Merry Christmas (We are Loved)

Monday, December 24, 2018

Photo by Mike Labrum on Unsplash


I don’t always “get it,” Lord.
            But tonight, I did.
            Tonight, I got it when Fr. Joe spoke of the dual nature of gift-giving at the heart of our Christmas celebrations. Of Mary gifting our humanity to God by giving Jesus a physical body, and of God gifting Himself to humanity, so that they might share in His divine, blessed life:

God, infinitely perfect and blessed in himself, in a plan of sheer goodness freely created man to make him share in his own blessed life. For this reason, at every time and in every place, God draws close to man. He calls man to seek him, to know him, to love him with all his strength. He calls together all men, scattered and divided by sin, into the unity of his family, the Church. To accomplish this, when the fullness of time had come, God sent his Son as Redeemer and Savior.
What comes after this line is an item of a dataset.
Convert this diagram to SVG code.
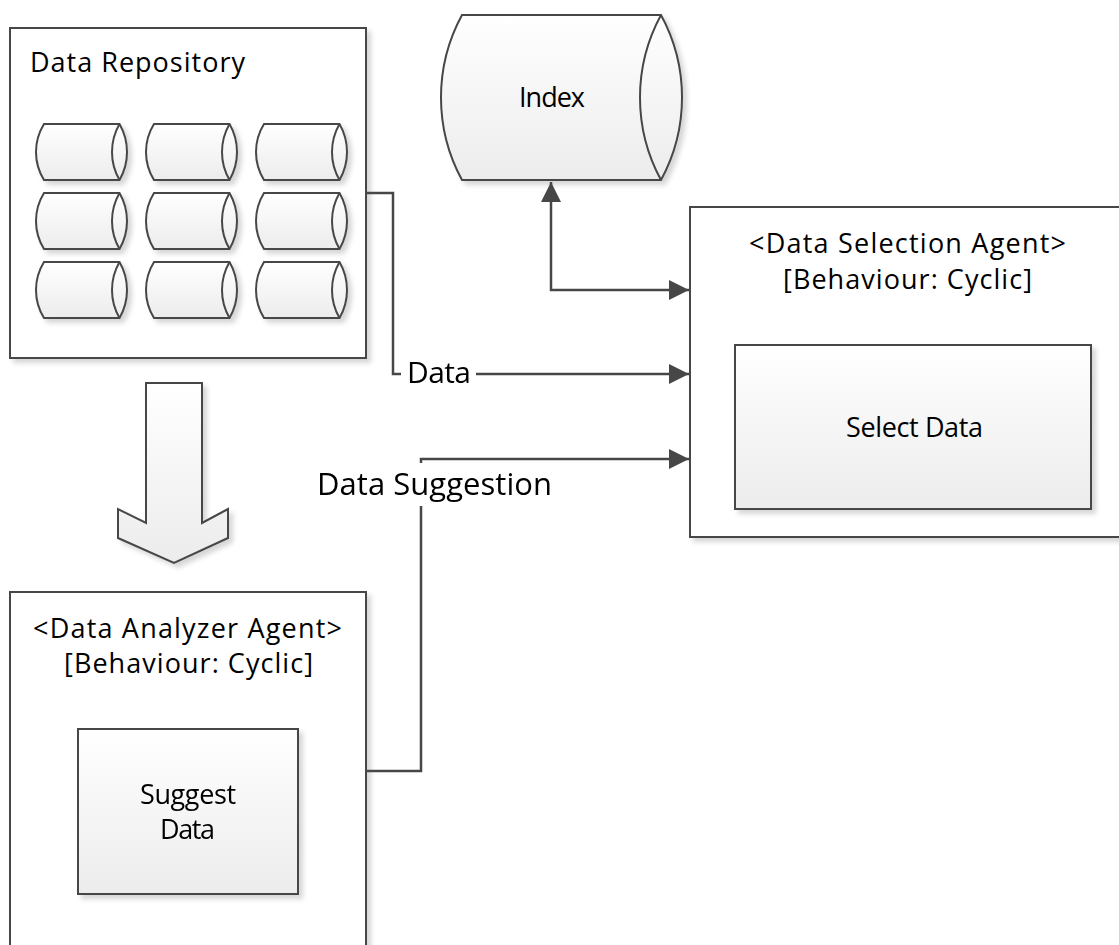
<svg xmlns="http://www.w3.org/2000/svg" width="1119" height="945" viewBox="0 0 1119 945">
  <style>
    .frame { fill: #ffffff; stroke: #474747; stroke-width: 2; }
    .shade { fill: url(#fillGrad); stroke: #474747; stroke-width: 2; }
    .edge { fill: none; stroke: #474747; stroke-width: 2.5; }
    .txt { font-family: "Open Sans", "Liberation Sans", sans-serif; font-size: 27px; fill: #000000; }
    .lbl { font-family: "Open Sans", "Liberation Sans", sans-serif; font-size: 30px; fill: #000000; }
  </style>
  <defs>
    <linearGradient id="fillGrad" x1="0" y1="0" x2="0" y2="1">
      <stop offset="0" stop-color="#ffffff"/>
      <stop offset="1" stop-color="#ececec"/>
    </linearGradient>
    <filter id="shadow" x="-10%" y="-10%" width="130%" height="130%">
      <feDropShadow dx="4" dy="4" stdDeviation="2.5" flood-color="#000000" flood-opacity="0.16"/>
    </filter>
    <marker id="arrow" viewBox="0 0 20 20" refX="20" refY="10" markerWidth="20" markerHeight="20" markerUnits="userSpaceOnUse" orient="auto-start-reverse">
      <path d="M0,0 L20,10 L0,20 Z" fill="#474747"/>
    </marker>
    <!-- small horizontal storage cylinder, 91 x 56 -->
    <g id="cyl">
      <path class="shade" d="M8,0 H83.5 A56 56 0 0 1 83.5 56 H8 A53 53 0 0 1 8 0 Z"/>
      <path class="edge" style="stroke-width:2" d="M83.5,0 A56 56 0 0 0 83.5 56"/>
    </g>
  </defs>

  <rect width="1119" height="945" fill="#ffffff"/>

  <!-- Data Repository -->
  <g id="data-repository">
    <rect class="frame" x="10" y="28" width="356" height="330" filter="url(#shadow)"/>
    <text class="txt" x="30" y="72" textLength="215" lengthAdjust="spacing">Data Repository</text>
    <g filter="url(#shadow)">
      <use href="#cyl" x="36" y="124"/>
      <use href="#cyl" x="146" y="124"/>
      <use href="#cyl" x="256" y="124"/>
      <use href="#cyl" x="36" y="193"/>
      <use href="#cyl" x="146" y="193"/>
      <use href="#cyl" x="256" y="193"/>
      <use href="#cyl" x="36" y="262"/>
      <use href="#cyl" x="146" y="262"/>
      <use href="#cyl" x="256" y="262"/>
    </g>
  </g>

  <!-- Index store -->
  <g id="index">
    <path class="shade" filter="url(#shadow)" d="M462,15 H661 A172.5 172.5 0 0 1 661 180 H462 A172.5 172.5 0 0 1 462 15 Z"/>
    <path class="edge" style="stroke-width:2" d="M661,15 A172.5 172.5 0 0 0 661 180"/>
    <text class="txt" x="519" y="107" textLength="66" lengthAdjust="spacing">Index</text>
  </g>

  <!-- Flow arrow from repository to analyzer -->
  <g id="flow-arrow">
    <polygon class="shade" filter="url(#shadow)" points="146,383 202,383 202,523 228,509 228,538 174,563 118,538 118,509 146,523"/>
  </g>

  <!-- Data Selection Agent -->
  <g id="data-selection-agent">
    <rect class="frame" x="690" y="207" width="440" height="330" filter="url(#shadow)"/>
    <text class="txt" x="749" y="253" textLength="317" lengthAdjust="spacing">&lt;Data Selection Agent&gt;</text>
    <text class="txt" x="783" y="289" textLength="249" lengthAdjust="spacing">[Behaviour: Cyclic]</text>
    <g id="select-data">
      <rect class="shade" x="735" y="345" width="356" height="164" filter="url(#shadow)"/>
      <text class="txt" x="846" y="437" textLength="137" lengthAdjust="spacing">Select Data</text>
    </g>
  </g>

  <!-- Data Analyzer Agent -->
  <g id="data-analyzer-agent">
    <rect class="frame" x="10" y="592" width="356" height="370" filter="url(#shadow)"/>
    <text class="txt" x="33" y="638" textLength="309" lengthAdjust="spacing">&lt;Data Analyzer Agent&gt;</text>
    <text class="txt" x="64" y="673" textLength="249" lengthAdjust="spacing">[Behaviour: Cyclic]</text>
    <g id="suggest-data">
      <rect class="shade" x="78" y="729" width="220" height="165" filter="url(#shadow)"/>
      <text class="txt" x="140" y="804" textLength="96" lengthAdjust="spacing">Suggest</text>
      <text class="txt" x="160" y="839" textLength="55" lengthAdjust="spacing">Data</text>
    </g>
  </g>

  <!-- Connectors -->
  <g id="connectors">
    <path class="edge" d="M551,182 V290 H689" marker-start="url(#arrow)" marker-end="url(#arrow)"/>
    <path class="edge" d="M366,193 H393 V374 H689" marker-end="url(#arrow)"/>
    <path class="edge" d="M366,771 H421 V459 H689" marker-end="url(#arrow)"/>
    <rect x="401" y="358" width="75" height="32" fill="#ffffff"/>
    <text class="lbl" x="407" y="383" textLength="64" lengthAdjust="spacing">Data</text>
    <rect x="312" y="463" width="245" height="43" fill="#ffffff"/>
    <text class="lbl" style="font-size:31px" x="317" y="495" textLength="235" lengthAdjust="spacing">Data Suggestion</text>
  </g>
</svg>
In his Son and through him, he invites men to become, in the Holy Spirit, his adopted children and thus heirs of his blessed life. (CCC 1)

            I don’t often permit myself the space to roam this mystery, to wander the halls of its significance, to feel the weight of its life-changing implications settling, soothing, over me like a sweet perfume.
            I do not have to exist.
            And yet.
            I do.
            And not as if by happenstance. God willed me to exist. He has always wanted me.
            In a plan of sheer goodness, I’m told.
            And He loves me so much that He wants me to return to Him, wants me to give my heart back to Him.
But He doesn’t force me. Quite the opposite.
He comes as a baby, meek and mild, so needy He who is so needed, dependent on others He upon whom we depend for the very breath in our lungs.
He came that we would know Him.
Born to die someday.
And still, years later, at the Last Supper with His disciples, He gave of Himself. Body, Blood, Soul, and Divinity.
He does so still.
In the Eucharist at every Mass, He willingly mingles His divinity with our humanity, humbling Himself again and again, hundreds of thousands of times each day in parish churches around the world.
All for the sake of knowing us, of loving us.
In the words of Fr. Joe, it’s awesome.
And I cannot, will not, keep silent about this reality.
I want to sing it from the rooftops:
We are loved, we are loved, we are loved!

Merry Christmas, dear reader. I hope you feel loved and hopeful today.